WRITTEN PROBLEM> Lift every line from the entries that includes the word "this".

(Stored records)
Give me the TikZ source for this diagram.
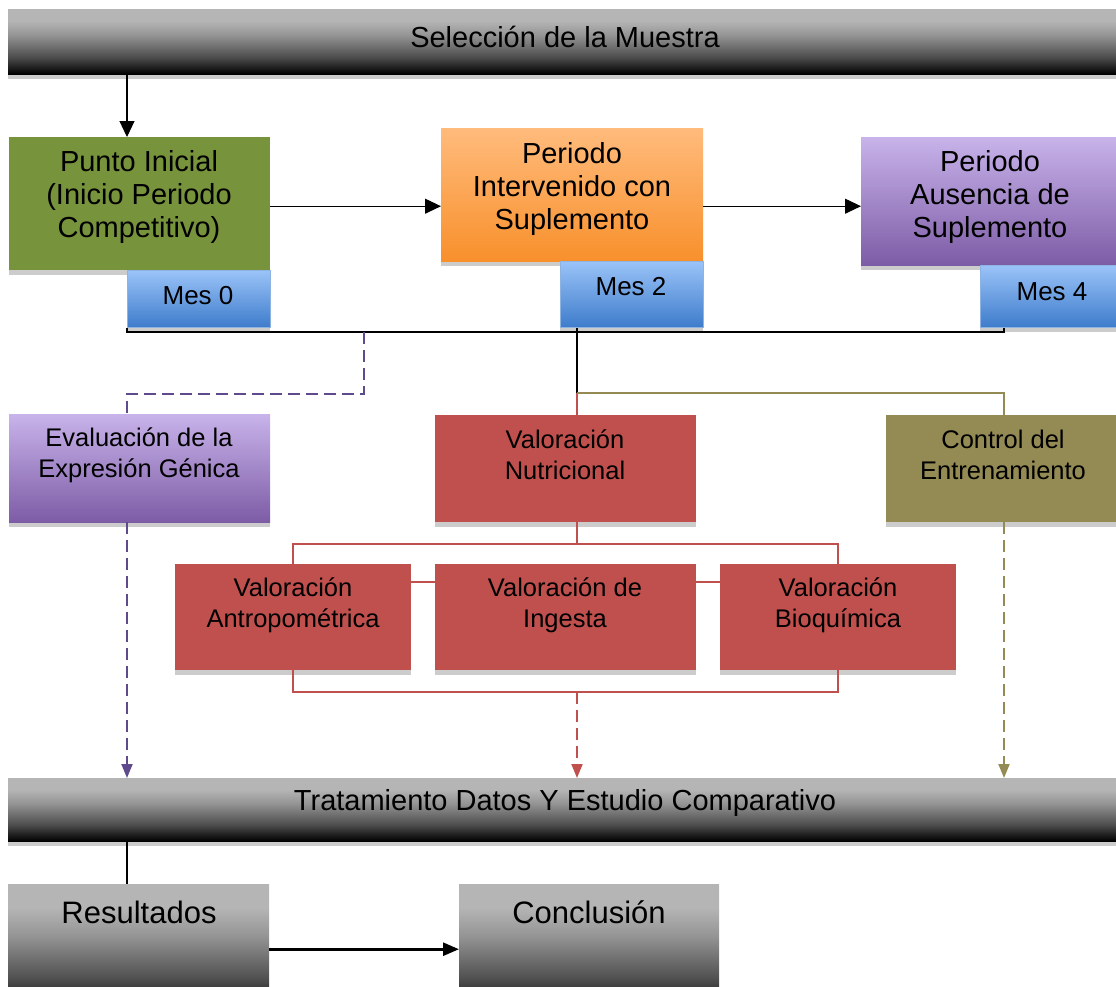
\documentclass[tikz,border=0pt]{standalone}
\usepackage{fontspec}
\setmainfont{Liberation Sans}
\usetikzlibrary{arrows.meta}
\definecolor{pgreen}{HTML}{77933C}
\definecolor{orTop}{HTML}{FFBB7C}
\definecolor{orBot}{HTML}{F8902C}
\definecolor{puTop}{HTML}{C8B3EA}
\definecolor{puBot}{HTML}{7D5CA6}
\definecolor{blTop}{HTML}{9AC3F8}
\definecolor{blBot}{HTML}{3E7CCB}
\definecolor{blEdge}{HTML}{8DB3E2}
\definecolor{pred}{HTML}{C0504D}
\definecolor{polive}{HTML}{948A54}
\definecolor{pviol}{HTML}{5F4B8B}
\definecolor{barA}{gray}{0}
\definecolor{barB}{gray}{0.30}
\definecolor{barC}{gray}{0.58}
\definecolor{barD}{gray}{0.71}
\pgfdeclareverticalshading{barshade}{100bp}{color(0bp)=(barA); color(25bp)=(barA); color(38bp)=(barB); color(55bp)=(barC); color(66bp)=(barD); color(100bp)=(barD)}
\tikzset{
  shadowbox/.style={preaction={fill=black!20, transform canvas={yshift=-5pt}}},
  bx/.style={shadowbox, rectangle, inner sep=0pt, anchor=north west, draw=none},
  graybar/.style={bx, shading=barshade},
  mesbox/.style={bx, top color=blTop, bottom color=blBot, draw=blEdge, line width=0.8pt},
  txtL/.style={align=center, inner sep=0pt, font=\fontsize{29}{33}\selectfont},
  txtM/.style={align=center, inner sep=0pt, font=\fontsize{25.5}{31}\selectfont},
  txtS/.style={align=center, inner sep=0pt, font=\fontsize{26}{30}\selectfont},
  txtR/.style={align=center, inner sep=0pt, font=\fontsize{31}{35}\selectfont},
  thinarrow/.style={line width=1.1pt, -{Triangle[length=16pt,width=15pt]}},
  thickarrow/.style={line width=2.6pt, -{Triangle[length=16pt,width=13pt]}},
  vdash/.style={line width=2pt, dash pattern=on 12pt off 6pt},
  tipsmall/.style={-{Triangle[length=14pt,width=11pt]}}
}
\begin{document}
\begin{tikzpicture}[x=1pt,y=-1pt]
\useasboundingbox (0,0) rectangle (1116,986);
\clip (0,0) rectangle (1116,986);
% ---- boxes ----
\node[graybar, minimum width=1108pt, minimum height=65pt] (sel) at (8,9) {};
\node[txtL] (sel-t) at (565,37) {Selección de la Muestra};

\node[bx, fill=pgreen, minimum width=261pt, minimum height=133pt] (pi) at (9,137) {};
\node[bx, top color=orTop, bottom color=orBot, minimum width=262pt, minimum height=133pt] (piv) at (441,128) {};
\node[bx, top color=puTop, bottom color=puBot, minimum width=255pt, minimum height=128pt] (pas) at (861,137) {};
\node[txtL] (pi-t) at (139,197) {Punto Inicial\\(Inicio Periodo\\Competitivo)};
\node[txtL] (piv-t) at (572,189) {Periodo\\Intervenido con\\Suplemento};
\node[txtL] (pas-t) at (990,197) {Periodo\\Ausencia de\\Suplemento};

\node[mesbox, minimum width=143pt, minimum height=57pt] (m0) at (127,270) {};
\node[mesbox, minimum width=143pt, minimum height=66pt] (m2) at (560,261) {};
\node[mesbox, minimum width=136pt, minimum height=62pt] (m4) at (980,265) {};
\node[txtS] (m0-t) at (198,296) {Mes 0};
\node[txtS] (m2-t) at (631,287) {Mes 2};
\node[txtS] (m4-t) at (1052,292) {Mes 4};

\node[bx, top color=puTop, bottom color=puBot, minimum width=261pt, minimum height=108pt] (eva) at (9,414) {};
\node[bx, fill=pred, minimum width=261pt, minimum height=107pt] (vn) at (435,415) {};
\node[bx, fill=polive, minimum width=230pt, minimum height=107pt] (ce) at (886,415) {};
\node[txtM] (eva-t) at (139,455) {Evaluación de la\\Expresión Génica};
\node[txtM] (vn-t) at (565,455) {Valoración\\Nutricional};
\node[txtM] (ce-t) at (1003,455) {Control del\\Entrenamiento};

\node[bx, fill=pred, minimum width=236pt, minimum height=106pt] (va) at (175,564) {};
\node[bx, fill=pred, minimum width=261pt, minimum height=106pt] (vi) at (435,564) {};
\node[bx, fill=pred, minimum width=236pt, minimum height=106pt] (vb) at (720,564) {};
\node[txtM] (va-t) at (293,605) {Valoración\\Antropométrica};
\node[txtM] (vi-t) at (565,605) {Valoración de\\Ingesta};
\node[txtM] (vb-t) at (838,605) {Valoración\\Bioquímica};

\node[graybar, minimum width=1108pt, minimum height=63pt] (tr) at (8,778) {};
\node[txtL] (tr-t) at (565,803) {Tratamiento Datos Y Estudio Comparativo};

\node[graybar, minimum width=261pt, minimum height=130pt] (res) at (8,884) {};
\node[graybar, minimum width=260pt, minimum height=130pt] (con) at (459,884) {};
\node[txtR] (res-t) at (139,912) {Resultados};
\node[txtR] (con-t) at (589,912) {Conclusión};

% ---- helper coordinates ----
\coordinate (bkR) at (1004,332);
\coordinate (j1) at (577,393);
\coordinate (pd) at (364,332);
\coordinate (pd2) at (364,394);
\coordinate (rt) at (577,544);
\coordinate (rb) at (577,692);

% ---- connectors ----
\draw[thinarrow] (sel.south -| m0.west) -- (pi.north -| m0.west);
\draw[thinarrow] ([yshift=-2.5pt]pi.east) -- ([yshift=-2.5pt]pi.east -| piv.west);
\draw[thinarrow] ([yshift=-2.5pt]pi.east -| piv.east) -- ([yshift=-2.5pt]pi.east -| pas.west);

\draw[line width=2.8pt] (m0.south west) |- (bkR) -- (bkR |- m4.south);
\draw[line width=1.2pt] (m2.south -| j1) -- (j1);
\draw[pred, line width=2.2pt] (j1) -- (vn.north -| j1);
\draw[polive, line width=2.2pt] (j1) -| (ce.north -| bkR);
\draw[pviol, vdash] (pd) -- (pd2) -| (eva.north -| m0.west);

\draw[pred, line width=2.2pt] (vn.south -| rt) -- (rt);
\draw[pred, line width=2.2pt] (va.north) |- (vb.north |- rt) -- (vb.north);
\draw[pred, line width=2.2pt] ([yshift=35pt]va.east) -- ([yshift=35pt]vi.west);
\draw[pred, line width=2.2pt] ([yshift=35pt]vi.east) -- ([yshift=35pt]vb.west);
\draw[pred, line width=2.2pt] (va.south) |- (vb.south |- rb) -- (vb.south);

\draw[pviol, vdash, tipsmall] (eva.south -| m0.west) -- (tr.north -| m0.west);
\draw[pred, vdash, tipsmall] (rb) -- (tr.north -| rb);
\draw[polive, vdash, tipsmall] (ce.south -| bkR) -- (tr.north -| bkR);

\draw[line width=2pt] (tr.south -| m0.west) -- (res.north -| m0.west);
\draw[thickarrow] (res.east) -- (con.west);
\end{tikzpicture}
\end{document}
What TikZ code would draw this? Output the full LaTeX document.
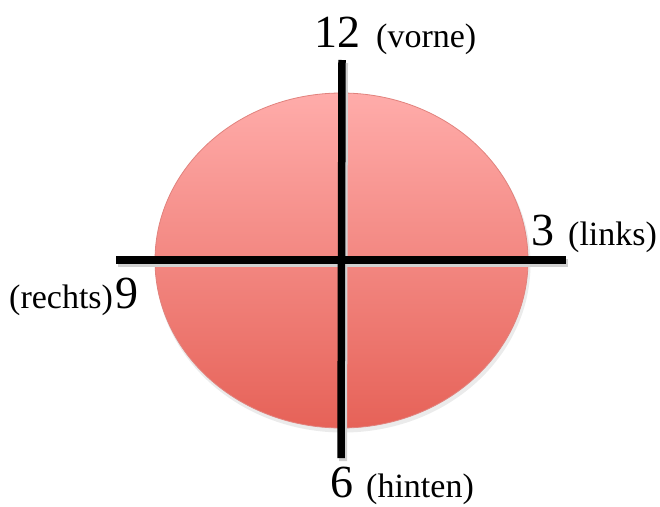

WRITTEN ANSWER>
Give me the TikZ source for this diagram.
What TikZ code would draw this? Output the full LaTeX document.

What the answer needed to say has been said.